What drove you to specialize in history?
I took history modules because I was interested in the specific subjects that I was studying, and not because I saw myself majoring in History. Initially, I wanted to major in Philosophy, but I just ended up taking more history modules because I was interested in the specific topics covered in those modules. However, as time went by in university, I ended up taking more history modules and became history major.
I’m interested in history as well because I like how it tells a long human story. Other disciplines may be focused on looking at our world and our society from one angle, but history takes a multi-faceted approach to it.
I enjoy the fact that I get to understand myself, my society, and my world from a multifaceted kind of point of view in how different things interact – culture, the environment, politics. Since individual human lives are short, it’s nice to see connections across a long span of time and also how transient everything can be.
Where do your research interests lie? Could you share with us your proudest moment in this journey?
Right now, I’m looking at the idea of citizenship during the colonization of Malaya. I’m looking at how people understood the concept of nationality at a time when borders were only coming up. People had to think about passports and mobility whereas previously, they might have been able to travel across the empire relatively freely. During decolonization, they had to make choices about where they were going to be. It is interesting to study how legal decisions were communicated to ordinary people, how they tried to understand and make sense of them, and how that affected their identities later on.
What were some difficulties you’ve faced in your research?
I’ve had one book about the history of an untouchable community who moved from South India to Malaysia and Singapore. The difficulty I had while researching that was trying to find interviewees. For various reasons, successive generations have undergone a process of erasure where they have consciously lost their class identity, and they haven’t told their children about it. Some people are reluctant to talk about it out of fear of continuing stigma. That was one difficulty I faced – trying to find a history of a historically submerged community that has disappeared and blended into a broader community by choice.
Were there any findings that surprised you?
In one aspect of my research projects, I was looking at the Japanese occupation and the varied experiences it was for many individuals through their oral histories. You have people who don’t really remember it through the trope of suffering. They remember it as a time of great unity, and as a time when women had a lot of rights. If you’re an Indian woman, for example, and you’re being sent off to military training, you were suddenly allowed into public life in ways that would have been unimaginable before.
How have your research interests changed over time?
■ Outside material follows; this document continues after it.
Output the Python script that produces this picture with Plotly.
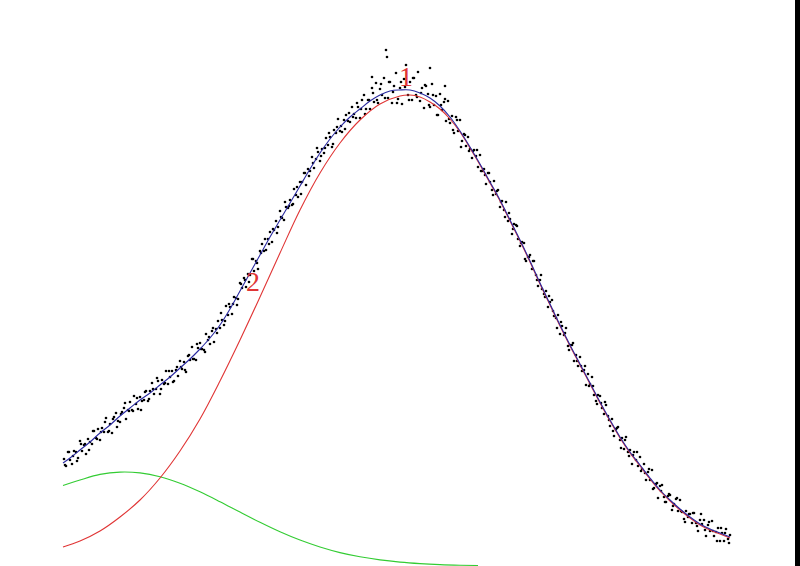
import plotly.graph_objects as go

# Scatter data (channel, counts) - first set
pts_x = [64,66,68,70,72,74,76,78,80,82,84,86,88,90,92,94,96,98,100,102,104,106,108,110,112,114,116,118,120,122,124,126,128,130,132,134,136,138,140,142,
         144,146,148,150,152,154,156,158,160,162,164,166,168,170,172,174,176,178,180,182,184,186,188,190,192,194,196,198,200,202,204,206,208,210,212,214,216,218,220,222,
         224,226,228,230,232,234,236,238,240,242,244,246,248,250,252,254,256,258,260,262,264,266,268,270,272,274,276,278,280,282,284,286,288,290,292,294,296,298,300,302,
         304,306,308,310,312,314,316,318,320,322,324,326,328,330,332,334,336,338,340,342,344,346,348,350,352,354,356,358,360,362,364,366,368,370,372,374,376,378,380,382,
         384,386,388,390,392,394,396,398,400,402,404,406,408,410,412,414,416,418,420,422,424,426,428,430,432,434,436,438,440,442,444,446,448,450,452,454,456,458,460,462,
         464,466,468,470,472,474,476,478,480,482,484,486,488,490,492,494,496,498,500,502,504,506,508,510,512,514,516,518,520,522,524,526,528,530,532,534,536,538,540,542,
         544,546,548,550,552,554,556,558,560,562,564,566,568,570,572,574,576,578,580,582,584,586,588,590,592,594,596,598,600,602,604,606,608,610,612,614,616,618,620,622,
         624,626,628,630,632,634,636,638,640,642,644,646,648,650,652,654,656,658,660,662,664,666,668,670,672,674,676,678,680,682,684,686,688,690,692,694,696,698,700,702,
         704,706,708,710,712,714,716,718,720,722,724,726,728,730,
         387,430,372,445]
pts_y = [107,100,114,106,102,115,114,108,125,115,121,112,127,124,122,135,128,137,126,138,134,148,134,142,133,149,153,145,144,154,158,147,156,164,156,170,162,157,169,165,
         166,175,165,175,183,172,177,185,172,186,182,195,182,189,195,185,196,190,205,197,204,194,210,206,219,207,206,218,223,217,216,232,226,222,235,224,237,245,238,246,
         241,260,251,259,252,269,268,267,283,278,288,279,292,291,307,295,305,297,315,322,315,316,327,334,324,336,345,339,355,348,346,359,358,366,361,377,371,369,384,384,
         393,381,397,395,409,398,407,414,405,417,413,428,421,429,419,436,433,447,435,434,446,451,445,444,459,452,448,459,448,466,471,457,466,457,478,464,483,463,477,471,
         488,516,468,484,463,480,493,467,478,462,487,501,471,484,466,488,471,494,465,478,458,480,472,459,482,461,470,451,472,456,464,445,465,443,450,433,449,435,446,425,
         432,420,429,417,408,416,410,399,411,395,397,382,393,384,376,385,372,376,359,365,356,364,345,347,332,342,341,327,320,324,323,305,309,311,297,305,291,280,286,277,
         272,275,259,264,266,250,248,251,232,240,231,238,220,221,221,205,211,200,209,195,196,181,192,182,189,171,165,171,170,158,152,161,150,140,147,130,137,139,126,128,
         117,129,114,116,102,114,106,100,109,97,102,86,94,86,96,78,82,68,80,81,69,64,70,71,56,62,67,55,66,54,47,55,49,52,43,53,43,35,46,42,
         46,30,41,35,45,30,34,38,25,33,25,37,27,31,
         509,498,489,480]

# Scatter data - second set
pts2_x = [65,69,73,77,81,85,89,93,97,101,105,109,113,117,121,125,129,133,137,141,
          145,149,153,157,161,165,169,173,177,181,185,189,193,197,201,205,209,213,217,221,
          225,229,233,237,241,245,249,253,257,261,265,269,273,277,281,285,289,293,297,301,
          305,309,313,317,321,325,329,333,337,341,345,349,353,357,361,365,369,373,377,381,
          385,389,393,397,401,405,409,413,417,421,425,429,433,437,441,445,449,453,457,461,
          465,469,473,477,481,485,489,493,497,501,505,509,513,517,521,525,529,533,537,541,
          545,549,553,557,561,565,569,573,577,581,585,589,593,597,601,605,609,613,617,621,
          625,629,633,637,641,645,649,653,657,661,665,669,673,677,681,685,689,693,697,701,
          705,709,713,717,721,725,729]
pts2_y = [101,114,110,105,122,122,116,135,127,134,144,135,147,139,152,163,155,155,168,156,
          174,167,177,188,177,183,195,184,199,199,196,211,207,222,217,214,229,238,233,253,
          245,262,262,261,282,286,284,307,303,313,327,322,337,333,349,364,360,362,379,372,
          393,390,403,418,410,418,433,422,439,440,437,453,449,463,457,452,466,473,466,482,
          468,484,474,463,484,479,466,488,469,473,481,461,471,451,461,467,447,436,446,419,
          431,415,415,416,395,391,393,371,375,364,349,353,337,340,323,307,309,305,286,291,
          269,270,255,238,244,233,216,223,205,200,200,180,180,162,163,164,146,135,138,118,
          126,110,111,114,95,93,97,77,83,75,64,72,60,68,55,44,52,53,40,52,
          36,44,35,25,38,33,23]

# Total fit (blue)
fit_x = [63,70,80,90,100,110,120,130,140,150,160,170,180,190,200,210,220,230,240,250,260,270,280,290,300,310,320,330,340,350,
         360,370,380,390,400,410,420,430,440,450,460,470,480,490,500,510,520,530,540,550,560,570,580,590,600,610,620,630,640,650,
         660,670,680,690,700,710,720,730]
fit_y = [103,108,116,124,133,141,150,158,166,173,181,189,198,207,217,228,241,257,275,293,311,329,346,363,380,397,413,427,439,449,
         457,465,471,475,476,476,473,468,460,449,435,419,402,384,366,346,326,305,283,262,241,221,202,183,164,146,129,114,101,88,
         76,66,57,49,42,37,33,29]

# Peak 1 (red)
p1_x = [63,80,100,120,140,160,180,200,220,240,260,280,300,320,340,360,380,400,410,420,430,440,450,460,470,480,490,500,510,520,
        530,540,550,560,570,580,590,600,610,620,630,640,650,660,670,680,690,700,710,720,730]
p1_y = [19,25,35,49,66,88,115,147,185,226,269,313,356,393,423,446,462,470,471,469,464,457,447,434,418,401,383,365,345,325,
        304,282,261,240,220,201,182,163,145,128,113,100,87,75,65,56,48,41,36,32,28]

# Peak 2 (green)
p2_x = [63,80,100,120,140,160,180,200,220,240,260,280,300,320,340,360,380,400,420,440,460,478]
p2_y = [80.5,86,91.6,93.9,93.1,89.3,82.8,74.2,64.3,53.9,43.7,34.2,25.9,19.0,13.4,9.2,6.1,3.9,2.4,1.4,0.8,0.5]

labels = ["1", "2"]
label_x = [406, 253]
label_y = [490, 285]

fig = go.Figure()
fig.add_trace(go.Scatter(x=pts_x + pts2_x, y=pts_y + pts2_y, mode="markers",
                         marker=dict(color="black", size=2.6), showlegend=False))
fig.add_trace(go.Scatter(x=p2_x, y=p2_y, mode="lines", line=dict(color="#33cc33", width=1.1, shape="spline"),
                         showlegend=False))
fig.add_trace(go.Scatter(x=p1_x, y=p1_y, mode="lines", line=dict(color="#e03535", width=1.1, shape="spline"),
                         showlegend=False))
fig.add_trace(go.Scatter(x=fit_x, y=fit_y, mode="lines", line=dict(color="#2a2aa0", width=1.1, shape="spline"),
                         showlegend=False))

for t, lx, ly in zip(labels, label_x, label_y):
    fig.add_annotation(x=lx, y=ly, xref="x", yref="y", text=t, showarrow=False,
                       font=dict(family="Liberation Serif", size=28, color="#e03535"))

fig.update_layout(
    width=800, height=566,
    margin=dict(l=0, r=5, t=0, b=0),
    paper_bgcolor="black", plot_bgcolor="white",
    xaxis=dict(range=[0, 795], visible=False, fixedrange=True),
    yaxis=dict(range=[0, 566], visible=False, fixedrange=True),
)
fig.write_html("out.html", config={"displayModeBar": False},
               post_script="document.body.style.margin='0';document.body.style.overflow='hidden';")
It’s slowly shifted over time. When I was an undergraduate, I was very interested in genocides. I was interested in understanding how ordinary people can commit acts of brutality under different circumstances. When I did my own research in my Honours year, I became interested in how knowledge is constructed. I looked at missionary and representations in the 19th century and how that shaped ideas of race. Slowly, my research shifted from India to Singapore and Malaya through migration routes. Then I started researching more about Malaysia, Malaya and Singapore instead. The questions have changed as well – I’m more interested in broader themes of identity and how transnational communities have a sense of themselves.
There’s this practical aspect where people are afraid to take History because of the career uncertainty in the future. What’s your opinion about that?
I don’t think that’s an issue in Singapore. There are plenty of employment opportunities for history graduates in Singapore depending on what you want to be. I mean, if you want to be a chemical engineer, then don’t do History. However, if you enjoy History and the general sorts of occupations that history graduates find themselves in, go into it. You’re never really sure what you are going to do after university anyway.
Do you have any general advice for the current freshmen, especially for those who might still be unsure of whether to pursue History?
Don’t do something that you can’t stand. Do something that interests you and that you feel gives you personal growth. It’s rational and normal to have concerns about the future, so be prudent about that as well. However, don’t do something just because of a future goal to the point where you’re no longer enjoying university because that would be a waste.
What is your favourite book and who is your favourite author?
One of my favourite authors is George Orwell. I also like Salman Rushdie. I really enjoyed reading his Midnight’s Children and Satanic Verses.
What’s is something you will put on your bucket list?
I want to see Antarctica.
What genres of music do you like the most?
I like psychedelic rock, post-rock and various kinds of metal.
What’s your least favourite beverage?
Most sugary carbonated drinks, but amongst all of these, Dr Pepper.
Lastly, could you describe your personal motto?
I want to gain as much varied experience in my life as possible.
Thank you so much for the interview.